Proposed AzPHA Resolution to Restrict Texting while Driving

AzPHA Members will be voting on the following proposed Resolution at our September 28, 2017 Annual Meeting

Background and Summary

Texting has become a social norm in recent years because of the popularity of smart phones.  The scientific literature on the dangers of driving while sending a text message from a mobile phone, or driving while texting is growing. A study at the Accident Research Center1 provided strong evidence that retrieving and sending text messages has a detrimental effect on a number of safety-critical driving measures including detecting and responding correctly to road signs, detecting hazards, time spent with eyes off the road.

Several studies have linked texting while driving to be the cause of life-threatening accidents due to driver distraction.  A recent National Traffic Highway Safety Administration NHTSA report found that teens have the highest prevalence of cell phone use while driving and rank at the top of the list for being distracted at the time of a fatal crash. 

For many years, Arizona has been one of only 3 states that did not restrict the use of smart phones while driving.  During the 2017 Arizona Legislative Session SB 1080 was passed and signed which restricts texting and driving among new drivers for the first 6 months of their license (if they're under 18).  Using the phone in an emergency is still allowed and citations can only be issued if the driver committed another violation.  Prior to this, the only other limitation in AZ to this kind of distraction applied to school bus drivers. 

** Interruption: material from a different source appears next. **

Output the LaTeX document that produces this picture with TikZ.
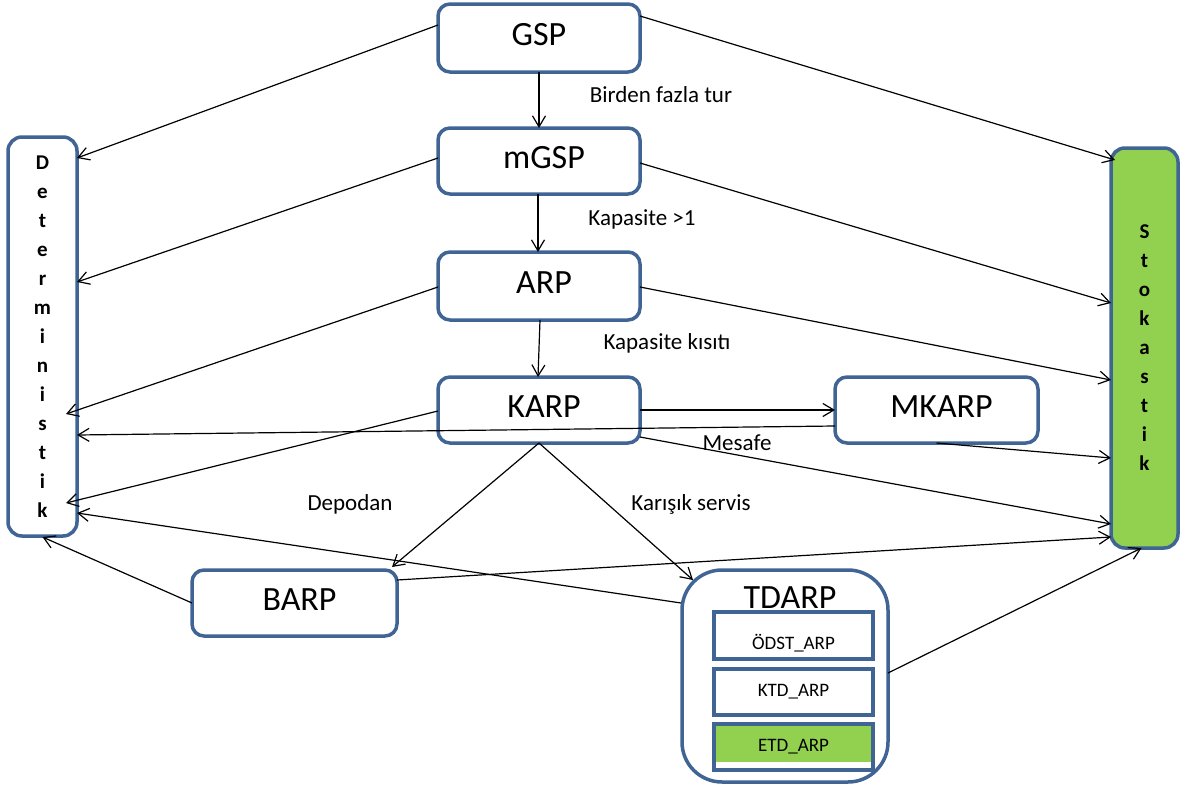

A study of US crash data called Driver distraction and crashes: An assessment of crash databases and review of the literature found that driver distraction (among all ages) is a contributing factor in 8% to 13% of crashes including cell phone distractions of between 1.5 to 5%.

Arizona’s new law only restricts texting and driving among new drivers for the first 6 months of their license (if they're under 18), yet evidence suggests that texting while driving creates unnecessary and dangerous driver distractions that cause motor vehicle accidents that result in injuries and deaths.

1.       Hosking, S.G., Young, K.L., & Regan, M.A. (2006). "The effects of text messaging on young novice driver performance" (PDF). Retrieved 16 August 2014.

 

AzPHA Resolution September 2017

Whereas, the Arizona Public Health Association recognizes that texting has become a social norm in recent years because of the popularity of smart phones and studies have linked texting while driving to be the cause of life-threatening accidents due to driver distraction; and

Whereas, a recent National Traffic Highway Safety Administration NHTSA report found that smart phone use while driving is linked with distracted at the time of a fatal crash; and

Whereas, a study of US crash data found that driver distraction is a contributing factor in 8% to 13% of crashes including cell phone distractions of between 1.5 to 5%;

Therefore, be it resolved that the Arizona Public Health Association supports a law in Arizona that would prohibit texting and other smart phone use among all drivers.